Your objective:
In the entries below, print exactly the lines from the first through the one with "from bokeh.resources import INLINE", both included, and none of the pictures.
────────────────────
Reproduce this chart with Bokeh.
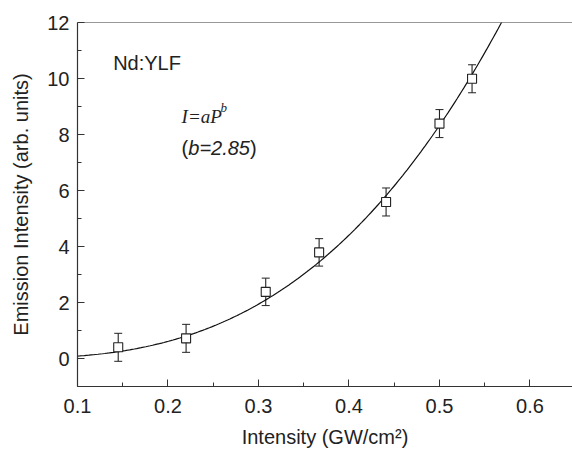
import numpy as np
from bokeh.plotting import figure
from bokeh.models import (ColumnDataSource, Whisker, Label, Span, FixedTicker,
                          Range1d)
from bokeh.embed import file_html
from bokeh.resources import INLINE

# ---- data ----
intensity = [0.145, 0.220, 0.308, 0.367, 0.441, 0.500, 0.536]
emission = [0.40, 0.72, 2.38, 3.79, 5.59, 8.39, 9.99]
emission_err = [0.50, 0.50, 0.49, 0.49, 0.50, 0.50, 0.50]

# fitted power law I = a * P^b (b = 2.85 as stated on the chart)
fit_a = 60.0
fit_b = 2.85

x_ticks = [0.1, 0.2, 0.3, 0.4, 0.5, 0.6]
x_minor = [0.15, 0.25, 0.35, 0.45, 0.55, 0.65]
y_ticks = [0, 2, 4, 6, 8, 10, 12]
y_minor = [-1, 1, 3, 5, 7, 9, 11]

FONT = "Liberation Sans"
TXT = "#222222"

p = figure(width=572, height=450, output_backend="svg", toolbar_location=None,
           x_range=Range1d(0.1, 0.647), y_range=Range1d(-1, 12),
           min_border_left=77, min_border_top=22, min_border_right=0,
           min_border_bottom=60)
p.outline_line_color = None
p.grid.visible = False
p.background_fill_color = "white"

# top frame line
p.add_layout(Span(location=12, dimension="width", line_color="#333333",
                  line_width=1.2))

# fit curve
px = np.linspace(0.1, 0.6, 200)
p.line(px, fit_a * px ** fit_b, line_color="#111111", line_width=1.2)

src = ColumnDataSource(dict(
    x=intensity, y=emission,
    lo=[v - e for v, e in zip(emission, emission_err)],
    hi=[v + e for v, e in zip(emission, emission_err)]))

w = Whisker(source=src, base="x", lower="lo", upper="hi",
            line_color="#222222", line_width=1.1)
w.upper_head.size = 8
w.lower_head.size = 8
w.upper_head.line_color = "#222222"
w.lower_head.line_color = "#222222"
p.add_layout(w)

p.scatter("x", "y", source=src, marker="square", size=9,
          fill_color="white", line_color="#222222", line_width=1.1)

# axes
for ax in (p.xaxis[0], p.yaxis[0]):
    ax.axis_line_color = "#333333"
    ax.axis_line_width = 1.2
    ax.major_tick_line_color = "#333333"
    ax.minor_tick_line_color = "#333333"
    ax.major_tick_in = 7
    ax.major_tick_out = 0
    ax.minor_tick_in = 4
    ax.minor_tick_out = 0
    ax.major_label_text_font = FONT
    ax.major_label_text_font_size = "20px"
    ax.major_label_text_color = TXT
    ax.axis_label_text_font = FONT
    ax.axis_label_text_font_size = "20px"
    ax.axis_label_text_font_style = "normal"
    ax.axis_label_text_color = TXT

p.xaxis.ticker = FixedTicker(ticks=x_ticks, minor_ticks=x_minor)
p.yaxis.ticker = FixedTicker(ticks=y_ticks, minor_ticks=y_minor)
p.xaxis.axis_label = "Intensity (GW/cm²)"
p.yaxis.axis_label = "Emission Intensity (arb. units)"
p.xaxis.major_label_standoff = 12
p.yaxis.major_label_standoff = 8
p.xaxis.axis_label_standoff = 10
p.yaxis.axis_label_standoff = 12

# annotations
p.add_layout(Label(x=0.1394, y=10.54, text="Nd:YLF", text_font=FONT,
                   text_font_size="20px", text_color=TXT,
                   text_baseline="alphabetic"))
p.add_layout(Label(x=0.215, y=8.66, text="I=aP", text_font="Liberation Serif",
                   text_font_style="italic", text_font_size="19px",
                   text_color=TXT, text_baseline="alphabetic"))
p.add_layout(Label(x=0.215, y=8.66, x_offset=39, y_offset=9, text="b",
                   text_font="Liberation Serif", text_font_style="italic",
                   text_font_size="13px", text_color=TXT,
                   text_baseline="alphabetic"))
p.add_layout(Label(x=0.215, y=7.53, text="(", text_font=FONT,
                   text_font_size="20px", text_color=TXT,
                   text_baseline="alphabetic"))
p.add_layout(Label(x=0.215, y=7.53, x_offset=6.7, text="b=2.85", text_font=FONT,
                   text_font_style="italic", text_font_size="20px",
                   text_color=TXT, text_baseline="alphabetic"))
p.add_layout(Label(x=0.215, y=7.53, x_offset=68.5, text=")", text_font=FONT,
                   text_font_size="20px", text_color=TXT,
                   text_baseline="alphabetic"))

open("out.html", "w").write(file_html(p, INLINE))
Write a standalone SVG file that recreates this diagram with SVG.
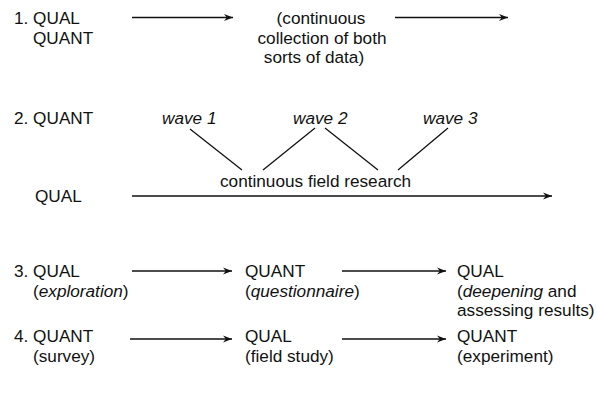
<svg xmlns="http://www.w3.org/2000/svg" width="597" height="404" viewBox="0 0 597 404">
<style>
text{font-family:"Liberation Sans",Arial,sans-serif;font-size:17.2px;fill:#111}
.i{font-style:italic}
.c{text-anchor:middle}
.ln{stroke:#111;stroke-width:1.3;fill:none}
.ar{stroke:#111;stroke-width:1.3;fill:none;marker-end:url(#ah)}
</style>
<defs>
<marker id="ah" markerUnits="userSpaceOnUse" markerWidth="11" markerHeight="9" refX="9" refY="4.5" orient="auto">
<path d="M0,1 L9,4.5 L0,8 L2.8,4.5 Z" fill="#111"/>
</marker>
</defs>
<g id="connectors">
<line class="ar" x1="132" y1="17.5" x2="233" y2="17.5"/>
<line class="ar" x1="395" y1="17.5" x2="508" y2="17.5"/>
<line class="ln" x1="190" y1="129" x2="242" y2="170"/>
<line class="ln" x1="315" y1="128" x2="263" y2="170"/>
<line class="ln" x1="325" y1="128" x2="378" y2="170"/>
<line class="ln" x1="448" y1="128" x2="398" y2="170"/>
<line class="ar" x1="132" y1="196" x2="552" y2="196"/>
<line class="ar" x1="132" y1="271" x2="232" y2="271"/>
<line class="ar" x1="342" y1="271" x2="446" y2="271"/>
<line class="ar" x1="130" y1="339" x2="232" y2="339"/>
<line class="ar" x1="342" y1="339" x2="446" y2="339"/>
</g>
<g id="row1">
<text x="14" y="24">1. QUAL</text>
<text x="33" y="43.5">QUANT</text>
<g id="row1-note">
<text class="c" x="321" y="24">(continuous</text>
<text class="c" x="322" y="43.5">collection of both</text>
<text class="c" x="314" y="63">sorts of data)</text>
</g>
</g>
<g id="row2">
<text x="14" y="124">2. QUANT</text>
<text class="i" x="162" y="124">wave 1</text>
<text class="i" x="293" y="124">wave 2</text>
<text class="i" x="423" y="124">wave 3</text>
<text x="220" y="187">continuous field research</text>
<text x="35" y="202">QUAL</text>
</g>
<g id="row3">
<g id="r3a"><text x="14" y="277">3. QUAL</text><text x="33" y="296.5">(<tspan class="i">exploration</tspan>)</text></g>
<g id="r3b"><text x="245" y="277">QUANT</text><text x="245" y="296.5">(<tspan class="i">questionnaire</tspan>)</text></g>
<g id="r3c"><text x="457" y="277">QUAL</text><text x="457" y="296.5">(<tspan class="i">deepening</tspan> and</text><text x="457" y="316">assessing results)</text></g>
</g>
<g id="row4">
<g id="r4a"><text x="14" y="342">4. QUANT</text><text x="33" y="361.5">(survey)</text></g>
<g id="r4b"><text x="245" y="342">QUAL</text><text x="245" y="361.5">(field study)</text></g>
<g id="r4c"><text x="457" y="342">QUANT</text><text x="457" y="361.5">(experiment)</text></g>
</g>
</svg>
────────────────────
Output below:
Reproduce this chart with Bokeh.
import numpy as np
from bokeh.plotting import figure
from bokeh.models import (ColumnDataSource, Whisker, Label, Span, FixedTicker,
                          Range1d)
from bokeh.embed import file_html
from bokeh.resources import INLINE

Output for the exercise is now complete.